Count every line that has the word "Convert" in it; give no more than the number.

|---|

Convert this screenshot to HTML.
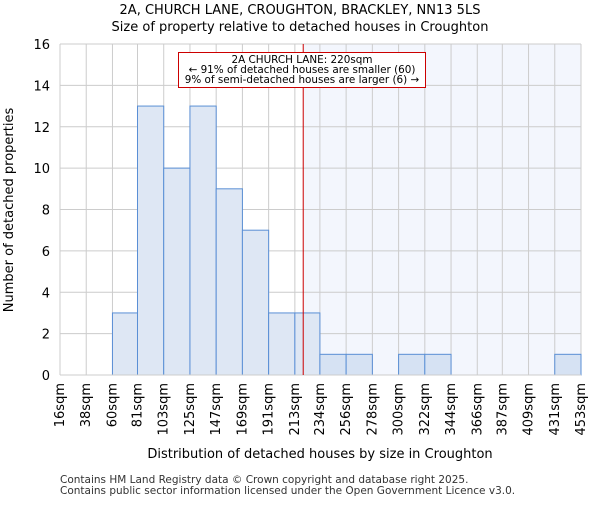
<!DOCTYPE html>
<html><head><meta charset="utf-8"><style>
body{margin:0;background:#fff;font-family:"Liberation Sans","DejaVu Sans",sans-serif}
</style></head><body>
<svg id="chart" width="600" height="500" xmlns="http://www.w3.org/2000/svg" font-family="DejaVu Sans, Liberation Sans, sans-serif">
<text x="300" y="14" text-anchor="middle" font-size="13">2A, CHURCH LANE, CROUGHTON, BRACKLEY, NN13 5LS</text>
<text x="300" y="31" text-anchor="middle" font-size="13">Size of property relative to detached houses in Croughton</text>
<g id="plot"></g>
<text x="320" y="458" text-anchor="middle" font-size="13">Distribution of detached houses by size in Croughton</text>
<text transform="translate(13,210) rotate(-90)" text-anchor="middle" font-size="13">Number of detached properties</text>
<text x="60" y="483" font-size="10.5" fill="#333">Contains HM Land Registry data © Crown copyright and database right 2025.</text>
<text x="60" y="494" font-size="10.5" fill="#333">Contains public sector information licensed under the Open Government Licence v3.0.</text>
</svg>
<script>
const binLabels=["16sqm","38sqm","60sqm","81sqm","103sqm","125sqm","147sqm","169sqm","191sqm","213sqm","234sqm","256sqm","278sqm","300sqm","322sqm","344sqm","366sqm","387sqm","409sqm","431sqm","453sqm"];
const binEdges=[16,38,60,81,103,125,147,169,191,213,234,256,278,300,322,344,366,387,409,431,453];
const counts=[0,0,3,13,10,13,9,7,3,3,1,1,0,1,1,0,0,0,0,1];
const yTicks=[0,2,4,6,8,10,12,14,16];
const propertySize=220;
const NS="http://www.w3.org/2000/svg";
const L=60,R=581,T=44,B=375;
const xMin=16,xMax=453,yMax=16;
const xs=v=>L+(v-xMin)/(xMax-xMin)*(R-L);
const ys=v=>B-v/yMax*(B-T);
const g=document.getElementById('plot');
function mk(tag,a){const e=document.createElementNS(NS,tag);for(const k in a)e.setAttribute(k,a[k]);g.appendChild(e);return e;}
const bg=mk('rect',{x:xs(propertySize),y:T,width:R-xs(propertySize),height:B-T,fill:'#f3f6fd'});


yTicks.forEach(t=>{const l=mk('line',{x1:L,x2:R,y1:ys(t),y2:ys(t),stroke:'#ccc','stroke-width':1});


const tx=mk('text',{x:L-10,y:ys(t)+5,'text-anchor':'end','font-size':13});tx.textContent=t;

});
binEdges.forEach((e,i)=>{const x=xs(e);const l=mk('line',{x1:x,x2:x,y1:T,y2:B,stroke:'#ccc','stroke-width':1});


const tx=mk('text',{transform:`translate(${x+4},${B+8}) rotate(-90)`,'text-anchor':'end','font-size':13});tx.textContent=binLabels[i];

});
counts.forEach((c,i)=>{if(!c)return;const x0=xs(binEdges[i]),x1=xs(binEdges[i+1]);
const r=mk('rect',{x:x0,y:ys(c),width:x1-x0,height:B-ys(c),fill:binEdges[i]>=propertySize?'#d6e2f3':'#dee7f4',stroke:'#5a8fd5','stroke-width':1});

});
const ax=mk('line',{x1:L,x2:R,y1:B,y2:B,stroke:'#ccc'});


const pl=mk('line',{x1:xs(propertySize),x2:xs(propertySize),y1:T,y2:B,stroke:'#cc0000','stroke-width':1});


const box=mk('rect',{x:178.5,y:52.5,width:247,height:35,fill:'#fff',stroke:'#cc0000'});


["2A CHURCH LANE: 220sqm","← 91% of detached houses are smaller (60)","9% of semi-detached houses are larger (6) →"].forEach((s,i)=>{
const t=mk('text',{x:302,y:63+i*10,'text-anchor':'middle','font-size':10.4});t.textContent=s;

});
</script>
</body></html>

|---|

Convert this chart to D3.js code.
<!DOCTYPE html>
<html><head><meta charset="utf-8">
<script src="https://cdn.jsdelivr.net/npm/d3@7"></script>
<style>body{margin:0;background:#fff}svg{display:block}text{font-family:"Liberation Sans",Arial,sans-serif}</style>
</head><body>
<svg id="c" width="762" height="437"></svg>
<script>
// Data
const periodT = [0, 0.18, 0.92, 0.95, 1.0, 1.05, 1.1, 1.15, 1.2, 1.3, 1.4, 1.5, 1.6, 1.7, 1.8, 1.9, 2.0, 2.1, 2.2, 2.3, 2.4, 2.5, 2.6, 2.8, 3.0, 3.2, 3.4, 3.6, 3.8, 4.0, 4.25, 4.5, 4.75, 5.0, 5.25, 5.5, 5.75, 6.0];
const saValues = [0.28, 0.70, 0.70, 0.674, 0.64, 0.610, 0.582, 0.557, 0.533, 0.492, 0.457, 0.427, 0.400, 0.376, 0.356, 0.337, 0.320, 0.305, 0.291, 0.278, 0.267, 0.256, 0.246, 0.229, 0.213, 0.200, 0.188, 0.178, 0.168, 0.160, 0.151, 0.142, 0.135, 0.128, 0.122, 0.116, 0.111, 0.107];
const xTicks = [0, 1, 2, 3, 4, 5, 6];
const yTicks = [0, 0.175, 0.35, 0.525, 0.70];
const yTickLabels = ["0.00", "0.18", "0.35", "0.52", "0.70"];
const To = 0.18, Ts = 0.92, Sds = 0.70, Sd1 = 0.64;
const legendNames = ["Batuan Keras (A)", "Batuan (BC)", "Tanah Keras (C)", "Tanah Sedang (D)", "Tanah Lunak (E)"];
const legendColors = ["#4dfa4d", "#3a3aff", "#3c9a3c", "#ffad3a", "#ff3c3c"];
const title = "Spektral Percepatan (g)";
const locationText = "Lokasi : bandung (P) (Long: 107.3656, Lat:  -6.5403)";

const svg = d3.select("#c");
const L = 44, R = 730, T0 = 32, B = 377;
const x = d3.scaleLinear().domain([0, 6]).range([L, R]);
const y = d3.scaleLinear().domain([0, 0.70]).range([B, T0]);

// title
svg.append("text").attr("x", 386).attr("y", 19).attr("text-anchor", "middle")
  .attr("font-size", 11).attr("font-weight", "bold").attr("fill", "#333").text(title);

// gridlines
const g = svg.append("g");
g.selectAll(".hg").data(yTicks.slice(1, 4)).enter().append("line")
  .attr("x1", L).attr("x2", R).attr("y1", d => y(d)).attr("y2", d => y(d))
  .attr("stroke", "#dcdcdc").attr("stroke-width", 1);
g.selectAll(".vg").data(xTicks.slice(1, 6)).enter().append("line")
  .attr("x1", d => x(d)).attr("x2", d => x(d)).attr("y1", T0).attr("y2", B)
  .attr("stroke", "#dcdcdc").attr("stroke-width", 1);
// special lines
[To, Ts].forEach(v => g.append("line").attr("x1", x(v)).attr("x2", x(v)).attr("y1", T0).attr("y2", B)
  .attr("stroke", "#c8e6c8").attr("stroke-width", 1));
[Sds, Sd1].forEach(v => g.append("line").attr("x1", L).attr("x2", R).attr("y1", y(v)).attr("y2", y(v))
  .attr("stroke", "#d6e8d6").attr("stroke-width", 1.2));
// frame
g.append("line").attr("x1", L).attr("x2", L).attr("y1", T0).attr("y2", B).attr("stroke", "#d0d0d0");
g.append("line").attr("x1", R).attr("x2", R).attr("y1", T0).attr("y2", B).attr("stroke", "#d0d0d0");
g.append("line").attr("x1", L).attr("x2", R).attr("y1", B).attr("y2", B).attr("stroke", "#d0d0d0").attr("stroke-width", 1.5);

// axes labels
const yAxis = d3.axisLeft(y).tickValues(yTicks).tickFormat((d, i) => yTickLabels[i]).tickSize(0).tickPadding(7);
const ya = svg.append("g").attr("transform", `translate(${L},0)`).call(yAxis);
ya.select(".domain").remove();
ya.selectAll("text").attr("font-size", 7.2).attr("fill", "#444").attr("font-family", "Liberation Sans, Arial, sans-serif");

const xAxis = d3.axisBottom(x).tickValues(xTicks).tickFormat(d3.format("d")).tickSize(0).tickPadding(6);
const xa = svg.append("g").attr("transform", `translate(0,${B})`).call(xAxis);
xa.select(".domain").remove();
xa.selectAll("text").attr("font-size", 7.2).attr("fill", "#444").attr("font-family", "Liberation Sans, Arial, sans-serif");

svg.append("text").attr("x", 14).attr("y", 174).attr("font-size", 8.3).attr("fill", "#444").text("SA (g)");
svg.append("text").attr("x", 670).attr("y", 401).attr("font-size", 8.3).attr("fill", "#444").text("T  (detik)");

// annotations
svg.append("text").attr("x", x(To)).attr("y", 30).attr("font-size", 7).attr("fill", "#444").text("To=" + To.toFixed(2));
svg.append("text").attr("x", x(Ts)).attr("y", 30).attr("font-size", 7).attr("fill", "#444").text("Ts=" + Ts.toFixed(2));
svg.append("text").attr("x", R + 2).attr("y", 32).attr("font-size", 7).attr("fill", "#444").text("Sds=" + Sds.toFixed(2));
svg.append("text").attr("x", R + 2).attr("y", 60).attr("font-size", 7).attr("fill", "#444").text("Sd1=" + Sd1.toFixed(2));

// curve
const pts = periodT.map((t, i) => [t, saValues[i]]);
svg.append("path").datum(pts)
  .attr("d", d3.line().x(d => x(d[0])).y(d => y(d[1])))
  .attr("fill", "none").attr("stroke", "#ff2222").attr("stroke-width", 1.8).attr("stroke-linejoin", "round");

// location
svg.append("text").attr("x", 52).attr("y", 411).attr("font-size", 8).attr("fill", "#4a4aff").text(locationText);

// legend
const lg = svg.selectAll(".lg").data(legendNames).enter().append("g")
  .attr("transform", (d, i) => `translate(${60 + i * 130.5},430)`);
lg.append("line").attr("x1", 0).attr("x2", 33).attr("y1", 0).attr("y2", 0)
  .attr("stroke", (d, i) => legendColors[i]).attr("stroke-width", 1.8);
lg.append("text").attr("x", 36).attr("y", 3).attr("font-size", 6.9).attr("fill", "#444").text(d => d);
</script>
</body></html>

|---|

- Task output -
2